Thursday, April 17, 2008

Linus on the gray area in copyright law

I stumbled across an interesting thread while looking for something else (isn't that what you're supposed to do on the web?). Evidently someone suggested having the Linux kernel refuse to load any module (kernel plugins) that wasn't under the GPL, and even went so far as to compose an original poem in order to ensure copyrightability of the kernel (wouldn't any of several existing colorful comments do just as well?).

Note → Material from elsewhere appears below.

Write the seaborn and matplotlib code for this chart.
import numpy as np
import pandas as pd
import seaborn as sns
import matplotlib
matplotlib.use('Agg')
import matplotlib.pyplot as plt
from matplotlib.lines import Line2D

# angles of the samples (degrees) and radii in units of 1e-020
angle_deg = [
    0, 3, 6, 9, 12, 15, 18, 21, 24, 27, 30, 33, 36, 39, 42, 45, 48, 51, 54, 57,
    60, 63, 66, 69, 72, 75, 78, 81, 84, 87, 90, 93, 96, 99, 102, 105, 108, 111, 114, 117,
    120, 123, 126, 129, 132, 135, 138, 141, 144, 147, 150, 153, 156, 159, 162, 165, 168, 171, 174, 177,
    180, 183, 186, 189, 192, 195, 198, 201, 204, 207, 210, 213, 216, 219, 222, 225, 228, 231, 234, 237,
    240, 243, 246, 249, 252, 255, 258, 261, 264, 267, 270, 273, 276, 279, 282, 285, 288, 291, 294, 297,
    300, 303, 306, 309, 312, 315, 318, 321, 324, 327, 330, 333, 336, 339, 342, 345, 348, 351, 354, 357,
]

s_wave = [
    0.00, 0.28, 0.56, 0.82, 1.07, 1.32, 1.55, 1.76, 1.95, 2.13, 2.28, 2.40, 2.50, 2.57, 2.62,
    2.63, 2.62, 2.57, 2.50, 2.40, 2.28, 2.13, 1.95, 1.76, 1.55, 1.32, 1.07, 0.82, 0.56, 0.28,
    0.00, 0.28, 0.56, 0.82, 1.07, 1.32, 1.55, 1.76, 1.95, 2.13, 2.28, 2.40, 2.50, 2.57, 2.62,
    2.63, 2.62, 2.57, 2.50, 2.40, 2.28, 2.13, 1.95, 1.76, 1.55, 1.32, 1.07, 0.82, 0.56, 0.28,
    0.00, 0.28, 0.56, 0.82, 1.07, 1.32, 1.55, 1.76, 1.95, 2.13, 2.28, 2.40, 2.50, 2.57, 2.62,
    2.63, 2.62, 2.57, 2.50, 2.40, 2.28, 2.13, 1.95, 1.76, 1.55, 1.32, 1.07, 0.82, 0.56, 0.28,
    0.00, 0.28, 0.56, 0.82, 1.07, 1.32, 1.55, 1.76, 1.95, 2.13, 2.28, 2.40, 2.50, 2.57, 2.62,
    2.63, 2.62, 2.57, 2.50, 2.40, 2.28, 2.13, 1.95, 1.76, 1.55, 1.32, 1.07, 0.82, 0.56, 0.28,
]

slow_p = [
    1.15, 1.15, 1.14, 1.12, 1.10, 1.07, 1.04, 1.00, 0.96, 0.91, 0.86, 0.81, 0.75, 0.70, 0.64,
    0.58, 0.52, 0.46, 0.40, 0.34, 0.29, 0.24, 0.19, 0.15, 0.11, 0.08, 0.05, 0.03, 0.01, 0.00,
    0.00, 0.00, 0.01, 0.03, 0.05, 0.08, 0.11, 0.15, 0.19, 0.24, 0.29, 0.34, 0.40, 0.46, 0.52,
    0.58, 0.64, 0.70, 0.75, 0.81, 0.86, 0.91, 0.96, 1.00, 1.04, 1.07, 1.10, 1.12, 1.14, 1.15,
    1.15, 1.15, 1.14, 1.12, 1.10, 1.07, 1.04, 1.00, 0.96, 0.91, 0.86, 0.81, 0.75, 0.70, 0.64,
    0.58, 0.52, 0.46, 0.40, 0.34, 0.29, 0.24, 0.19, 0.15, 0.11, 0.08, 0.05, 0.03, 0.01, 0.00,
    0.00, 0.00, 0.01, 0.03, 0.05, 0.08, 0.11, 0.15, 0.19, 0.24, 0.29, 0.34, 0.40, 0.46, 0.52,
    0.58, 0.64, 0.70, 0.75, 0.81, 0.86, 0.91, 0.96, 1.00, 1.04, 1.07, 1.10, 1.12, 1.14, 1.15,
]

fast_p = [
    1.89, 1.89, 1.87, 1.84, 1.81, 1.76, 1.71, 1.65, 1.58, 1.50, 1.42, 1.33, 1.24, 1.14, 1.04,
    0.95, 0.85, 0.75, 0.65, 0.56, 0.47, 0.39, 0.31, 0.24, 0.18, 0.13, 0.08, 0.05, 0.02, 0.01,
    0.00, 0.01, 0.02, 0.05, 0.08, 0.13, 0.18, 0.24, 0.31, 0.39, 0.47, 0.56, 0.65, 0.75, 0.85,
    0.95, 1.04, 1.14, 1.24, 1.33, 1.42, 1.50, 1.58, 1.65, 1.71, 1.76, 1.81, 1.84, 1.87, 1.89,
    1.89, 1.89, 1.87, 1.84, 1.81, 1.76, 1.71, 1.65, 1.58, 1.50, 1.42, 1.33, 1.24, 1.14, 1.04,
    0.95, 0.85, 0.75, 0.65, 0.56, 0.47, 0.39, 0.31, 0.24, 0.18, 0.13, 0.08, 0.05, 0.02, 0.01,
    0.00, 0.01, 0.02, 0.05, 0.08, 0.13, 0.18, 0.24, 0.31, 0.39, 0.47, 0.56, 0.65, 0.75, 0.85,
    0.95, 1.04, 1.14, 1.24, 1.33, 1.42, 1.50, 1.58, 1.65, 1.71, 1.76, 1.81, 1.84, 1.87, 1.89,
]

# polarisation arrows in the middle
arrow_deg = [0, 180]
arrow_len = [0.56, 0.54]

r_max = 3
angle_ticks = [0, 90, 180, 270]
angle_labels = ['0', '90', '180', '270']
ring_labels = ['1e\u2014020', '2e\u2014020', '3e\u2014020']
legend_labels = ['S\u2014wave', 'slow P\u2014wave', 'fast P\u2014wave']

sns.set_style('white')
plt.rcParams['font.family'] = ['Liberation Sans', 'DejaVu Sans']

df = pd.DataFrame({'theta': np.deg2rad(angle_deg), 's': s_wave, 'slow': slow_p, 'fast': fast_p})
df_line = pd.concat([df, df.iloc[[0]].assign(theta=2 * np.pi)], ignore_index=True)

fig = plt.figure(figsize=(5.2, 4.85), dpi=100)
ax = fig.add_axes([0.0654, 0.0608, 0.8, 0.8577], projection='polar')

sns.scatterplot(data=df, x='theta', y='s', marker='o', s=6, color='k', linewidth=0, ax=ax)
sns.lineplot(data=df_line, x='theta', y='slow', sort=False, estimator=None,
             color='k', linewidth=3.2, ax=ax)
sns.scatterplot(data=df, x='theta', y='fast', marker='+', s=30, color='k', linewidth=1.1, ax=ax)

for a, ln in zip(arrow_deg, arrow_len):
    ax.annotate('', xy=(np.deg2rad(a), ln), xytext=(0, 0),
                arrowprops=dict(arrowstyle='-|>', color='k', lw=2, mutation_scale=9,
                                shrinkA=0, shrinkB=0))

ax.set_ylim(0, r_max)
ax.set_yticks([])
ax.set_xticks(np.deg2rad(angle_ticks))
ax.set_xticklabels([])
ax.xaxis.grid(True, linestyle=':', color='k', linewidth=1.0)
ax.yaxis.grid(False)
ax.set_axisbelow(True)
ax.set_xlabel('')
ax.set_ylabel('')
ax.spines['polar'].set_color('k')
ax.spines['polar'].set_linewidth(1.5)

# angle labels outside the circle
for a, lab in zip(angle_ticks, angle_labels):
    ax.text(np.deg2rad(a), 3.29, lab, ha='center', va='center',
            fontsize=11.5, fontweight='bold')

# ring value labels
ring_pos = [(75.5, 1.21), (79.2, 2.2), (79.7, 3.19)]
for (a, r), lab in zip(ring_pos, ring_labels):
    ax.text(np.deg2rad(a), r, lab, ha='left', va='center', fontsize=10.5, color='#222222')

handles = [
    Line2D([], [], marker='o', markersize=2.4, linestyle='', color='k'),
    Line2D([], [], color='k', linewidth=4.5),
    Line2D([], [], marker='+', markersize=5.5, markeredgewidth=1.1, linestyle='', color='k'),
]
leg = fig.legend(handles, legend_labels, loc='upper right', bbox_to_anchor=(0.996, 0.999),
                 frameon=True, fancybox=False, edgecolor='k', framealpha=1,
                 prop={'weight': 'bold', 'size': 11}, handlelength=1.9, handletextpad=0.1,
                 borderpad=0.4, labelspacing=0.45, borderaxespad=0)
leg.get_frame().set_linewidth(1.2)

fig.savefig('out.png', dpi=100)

Linus objects, fairly forcefully, arguing that Linux trying to use technical means to control what can and can't be hooked in is essentially the same as, and no better than, the recording industry trying to use technical means to control who plays what when and where. Both interfere with fair use. You can bring it in, he says, but not in my tree [that is, I won't let you bring in this thing that won't let the kernel bring in other things, but you can make your own kernel with your thing-that-won't-bring-in-certain-other-things ...]. As far as I can tell, the effort failed. Certainly ndiswrapper, which would raise the same sort of issue if removed, is still around.

He then goes on to argue that the concept of a "derived work", which the proponents of the proposal invoked to argue that hooking a module into the kernel brings the module under the same copyright restrictions as the kernel, 1) doesn't work that way and 2) is a gray area with no bright line around it and 3) is deliberately a gray area and moreover it's a good thing it is.

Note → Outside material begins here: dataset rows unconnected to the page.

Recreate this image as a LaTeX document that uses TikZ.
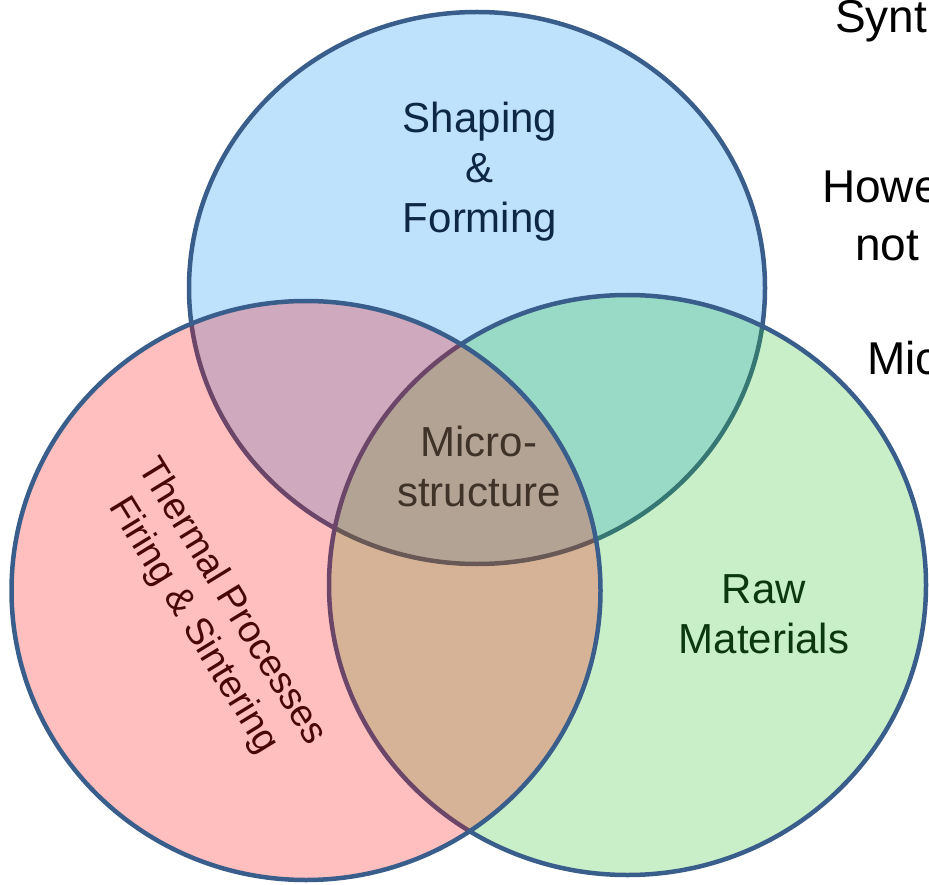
\documentclass[tikz,border=0pt]{standalone}
\usepackage{fontspec}
\setmainfont{Liberation Sans}
\definecolor{edgec}{RGB}{58,94,140}
\definecolor{bluef}{RGB}{0,143,247}
\definecolor{greenf}{RGB}{43,195,43}
\definecolor{redf}{RGB}{255,2,2}
\definecolor{shapec}{RGB}{13,40,68}
\definecolor{microc}{RGB}{62,50,41}
\definecolor{rawc}{RGB}{12,56,16}
\definecolor{thermc}{RGB}{74,6,6}
\tikzset{
  setc/.style={draw=edgec, line width=4.5pt, fill opacity=0.25},
  lab/.style={align=center, inner sep=0pt, font=\fontsize{42}{50}\selectfont},
  side/.style={inner sep=0pt, text=black, font=\fontsize{46}{50}\selectfont, anchor=base west}
}
\begin{document}
\begin{tikzpicture}[x=1pt,y=-1pt]
\useasboundingbox (0,0) rectangle (929,885);
\fill[white] (0,0) rectangle (929,885);
\begin{scope}
\clip (0,0) rectangle (929,885);
% sets: blue (top), green (right), red (left)
\draw[setc, fill=bluef] (477,288) ellipse [x radius=288pt, y radius=276pt];
\draw[setc, fill=greenf] (627.5,585) ellipse [x radius=298.5pt, y radius=290pt];
\draw[setc, fill=redf] (306,590.5) ellipse [x radius=294.5pt, y radius=289.5pt];
% labels
\node[lab, text=shapec] (shape) at (480,172) {Shaping\\\&\\Forming};
\node[lab, text=microc] (micro) at (479,466) {Micro-\\structure};
\node[lab, text=rawc] (raw) at (764,614) {Raw\\Materials};
\node[lab, text=thermc, rotate=-58.5, font=\fontsize{38}{45}\selectfont] (therm) at (212,614) {Thermal Processes\\Firing \& Sintering};
% clipped text at the right border
\node[side] (t1) at (835,33) {Synt};
\node[side] (t2) at (822,203) {Howe};
\node[side] (t3) at (855,261) {not};
\node[side] (t4) at (867,374) {Mic};
\end{scope}
\end{tikzpicture}
\end{document}
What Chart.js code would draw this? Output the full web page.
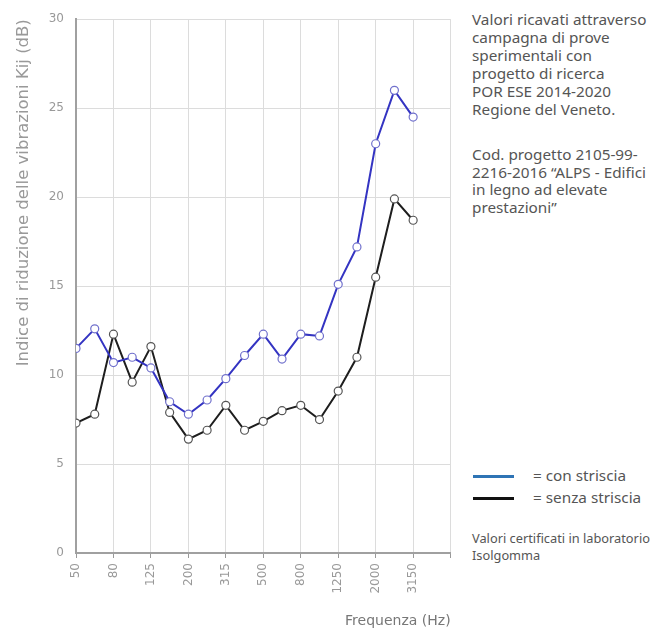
<!DOCTYPE html>
<html>
<head>
<meta charset="utf-8">
<script src="https://cdn.jsdelivr.net/npm/chart.js@4.4.1/dist/chart.umd.min.js"></script>
<style>
  html, body { margin:0; padding:0; background:#fff; }
  #wrap { position:relative; width:657px; height:630px; overflow:hidden; }
  #box { position:absolute; left:0; top:0; width:470px; height:630px; }
  .note { position:absolute; left:472px; font-family:"Noto Sans", sans-serif; color:#555; white-space:nowrap; }
  .p { font-size:15.3px; }
  #info1 { top:10px; line-height:18px; }
  #info2 { top:146px; line-height:17.5px; }
  #legend { top:465px; font-size:15.3px; line-height:20px; width:185px; }
  #legend div { position:relative; height:22px; }
  #legend span.ln { position:absolute; left:1px; top:10px; width:41px; height:3px; }
  #legend span.tx { position:absolute; left:61px; top:0; }
  #cert { top:530px; font-size:12.8px; line-height:17px; }
</style>
</head>
<body>
<div id="wrap">
  <div id="box"><canvas id="chart"></canvas></div>
  <div class="note p" id="info1">Valori ricavati attraverso<br>campagna di prove<br>sperimentali con<br>progetto di ricerca<br>POR ESE 2014-2020<br>Regione del Veneto.</div>
  <div class="note p" id="info2">Cod. progetto 2105-99-<br>2216-2016 “ALPS - Edifici<br>in legno ad elevate<br>prestazioni”</div>
  <div class="note" id="legend">
    <div><span class="ln" style="background:#2e74b5"></span><span class="tx">= con striscia</span></div>
    <div><span class="ln" style="background:#111"></span><span class="tx">= senza striscia</span></div>
  </div>
  <div class="note" id="cert">Valori certificati in laboratorio<br>Isolgomma</div>
</div>
<script>
// third-octave bands (Hz) on the x axis
const freqs = [50, 63, 80, 100, 125, 160, 200, 250, 315, 400, 500, 630, 800, 1000, 1250, 1600, 2000, 2500, 3150, 4000, 5000];

// Kij (dB)
const conStriscia   = [11.5, 12.6, 10.7, 11.0, 10.4, 8.5, 7.8, 8.6, 9.8, 11.1, 12.3, 10.9, 12.3, 12.2, 15.1, 17.2, 23.0, 26.0, 24.5];
const senzaStriscia = [7.3, 7.8, 12.3, 9.6, 11.6, 7.9, 6.4, 6.9, 8.3, 6.9, 7.4, 8.0, 8.3, 7.5, 9.1, 11.0, 15.5, 19.9, 18.7];

const yTicks = [0, 5, 10, 15, 20, 25, 30];

const toPoints = arr => arr.map((v, i) => ({ x: i, y: v }));

const tickFont = { family: "'DejaVu Sans', sans-serif", size: 12 };

new Chart(document.getElementById("chart"), {
  type: "line",
  data: {
    datasets: [
      { label: "con striscia", data: toPoints(conStriscia), borderColor: "#3434c2", borderWidth: 2,
        pointRadius: 4, pointBackgroundColor: "#fff", pointBorderColor: "#7070cc", pointBorderWidth: 1.2, tension: 0 },
      { label: "senza striscia", data: toPoints(senzaStriscia), borderColor: "#1e1e1e", borderWidth: 2,
        pointRadius: 4, pointBackgroundColor: "#fff", pointBorderColor: "#555", pointBorderWidth: 1.2, tension: 0 }
    ]
  },
  options: {
    responsive: true, maintainAspectRatio: false, animation: false,
    layout: { padding: { top: 19, right: 10, bottom: 0, left: 0 } },
    plugins: { legend: { display: false }, tooltip: { enabled: false } },
    scales: {
      x: {
        type: "linear", min: 0, max: freqs.length - 1,
        afterFit: s => { s.height = 77; },
        ticks: { stepSize: 2, autoSkip: false, minRotation: 90, maxRotation: 90, color: "#999", font: tickFont, padding: 5,
          callback: v => (v < freqs.length - 1 ? String(freqs[v]) : "") },
        grid: { color: "#dcdcdc", tickLength: 5, tickColor: "#999" },
        border: { color: "#a0a0a0", width: 2 },
        title: { display: true, text: "Frequenza (Hz)", align: "end", color: "#777",
          font: { family: "'DejaVu Sans', sans-serif", size: 14 }, padding: { top: 4, bottom: 0 } }
      },
      y: {
        min: 0, max: 30,
        afterFit: s => { s.width = 76; },
        afterBuildTicks: s => { s.ticks = yTicks.map(v => ({ value: v })); },
        ticks: { color: "#999", font: tickFont, padding: 12 },
        grid: { color: "#dcdcdc", tickLength: 0 },
        border: { color: "#a0a0a0", width: 2 },
        title: { display: true, text: "Indice di riduzione delle vibrazioni Kij (dB)", align: "end", color: "#999",
          font: { family: "'DejaVu Sans', sans-serif", size: 16.5 }, padding: { top: 14, bottom: 0 } }
      }
    }
  }
});
</script>
</body>
</html>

He also makes the very cogent point that copyright is about distribution, not use.


Arching over all this, I think, is a view of how technology relates to the law.

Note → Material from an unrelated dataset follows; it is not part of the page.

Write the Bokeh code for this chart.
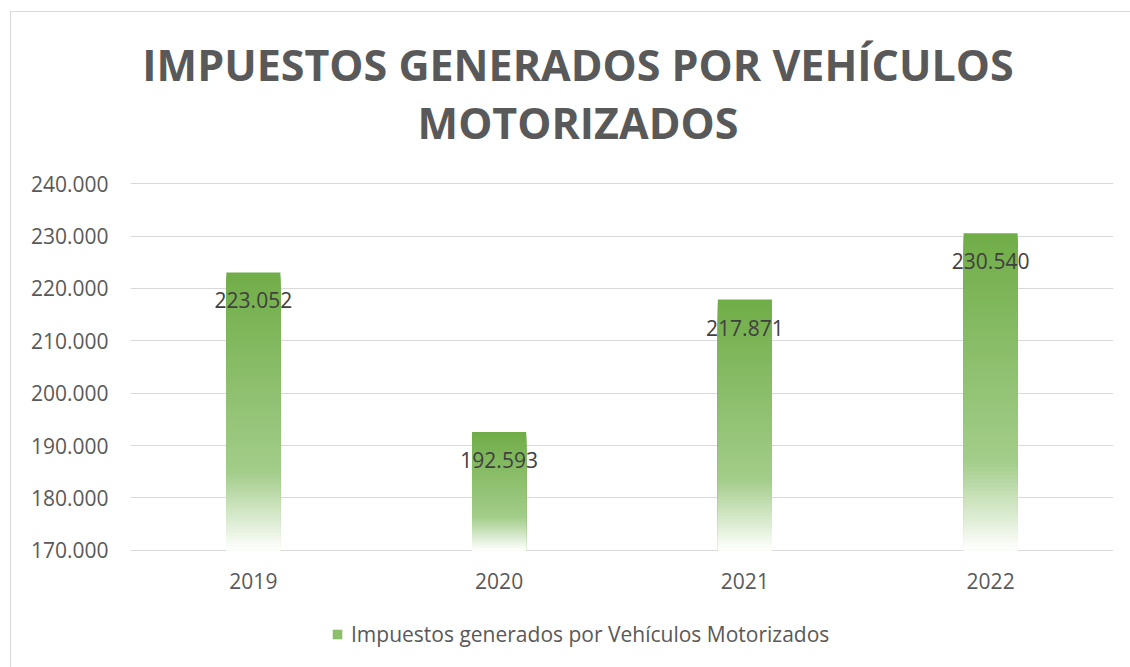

Technology is all about well-defined limits. Code doesn't necessarily do quite what we say it does, but whatever it does do, it does unequivocally. Law is about human nature and behavior. It's built on slipperier notions like precedent and intent. Law is open to interpretation. This is a defining feature. There is no meaningful law without judges.

What I get from Linus here, and maybe this is just because I believe it myself, is that trying to use technology to put well-defined limits on the law is generally counterproductive.

A successful law can't be severely at odds with technical reality. It would be pointless, say, to make it illegal to transmit packets with an even number of bytes. Occasionally someone suggests something similarly asinine, but very few such proposals make it out of committee. I'm going to take the opportunity here to blatantly dodge the issue of whether the DMCA is a successful law in this sense.

However, law does best when it steers clear of the technical details. "It's illegal to sell someone else's work without their permission. I don't care how you do it." is much better law than "All computers must provide means to prevent copying of DVDs", which in turn is much better than "All computers must provide this particular means to prevent copying of DVDs."

The first version leaves room for lawyers pitch arguments to judges over what "work" and "permission" mean, but that's what lawyers and judges are supposed to do.

Likewise, code does best when it steers clear of the legal details.